10.1. This Agreement shall forthwith terminate without notice if the Client: (being an individual) dies or is subject to a bankruptcy order, presentation of a bankruptcy petition or other interim procedure; or (being a limited company) enters into compulsory or voluntary liquidation or has a receiver appointed or a petition presented for its winding up or a winding up order is made against it; or has any distress, execution or other legal process made in respect of the Client's property; or if anything analogous to the foregoing under the laws of any jurisdiction occurs in relation to the Client.

10.2. SP may terminate this Agreement forthwith by notice without liability to the Client if: the Client fails to pay in full any sum owing to SP on its due date for payment; the Client commits a breach of any other provision of this Agreement and (if a breach capable of being remedied) fails to remedy such breach within 7 days after notice requiring the same; or performance by SP is prevented by Force Majeure; or SP or Client is unable to obtain insurance for Equipment and SP's personnel on terms (including insurance premium) to SP's satisfaction.

10.3. Upon termination, all sums due under this Agreement shall become immediately payable by the Client and, in the case of a Dry Hire, the Client shall no longer be in possession of Equipment with SP's consent and (without prejudice to the Client’s obligations and other rights and remedies of SP) the Client shall at the Client's expense return Equipment to SP in good working condition (fair wear and tear excepted) and in default SP may forthwith without notice repossess Equipment and all costs and expenses (including without limitation, any legal costs and expenses) incurred by SP in locating, repossessing or restoring Equipment shall be payable by Client.

10.4. Termination or cancellation shall not limit any other right or remedy of either party against the other under this Agreement or at law and all sums then owing to SP by Client shall become immediately due and payable.
 

11. Confidentiality

11.1. Each party shall treat all information obtained from the other pursuant to this Agreement as confidential.

11.2. Any computer software or program(s) placed on Equipment storage medium (e.g. hard drives) will be deleted or uninstalled by SP within a reasonable time after the Event Date.
 

12. General

12.1. If the Client is more than one person, they shall be both jointly and severally liable.

12.2. No person other than SP and the Client shall have any rights under or to enforce this Agreement. Neither party shall assign or otherwise transfer any of its rights or obligations under this Agreement except that SP may sub-contract all or any of its obligations to a competent third party without the approval of the Client.

12.3. Any typographical or clerical error or omission in documents issued by SP may be corrected without liability on part of SP.

12.4. Delay shall not prevent SP enforcing any provision of this Agreement. Any waiver of a breach of this Agreement shall not operate as a waiver of a later breach of the same or any other provision.

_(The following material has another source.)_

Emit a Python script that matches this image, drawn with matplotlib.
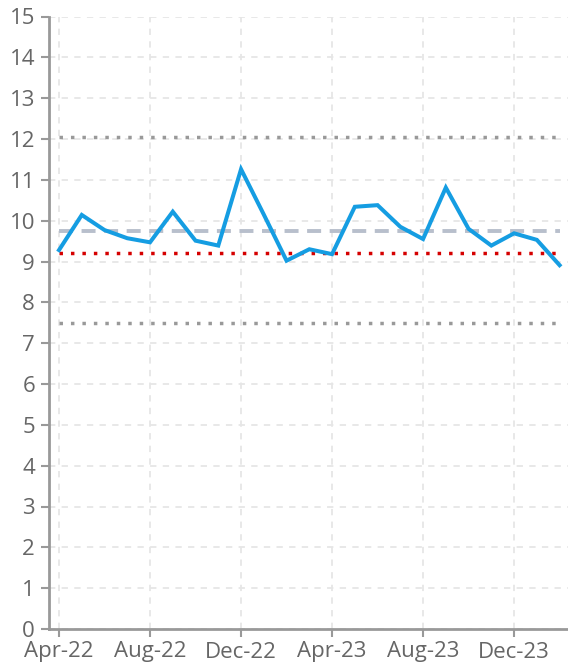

12.5 Both parties warrant their authority to enter into this Agreement and have obtained all necessary approvals to do so.

12.6 These Terms and Conditions supersede any previous agreements, arrangements, documents or other undertakings either written or oral.

12.7. If any provision of this Agreement is held to be invalid or unenforceable in whole or in part, the validity of the remaining provisions shall not be affected.

12.8. Headings in this Agreement are included for convenience only and shall not affect interpretation.

12.9. This Agreement shall be governed and construed in accordance with the laws of England and Wales and the parties hereby submit to the exclusive jurisdiction of the English courts.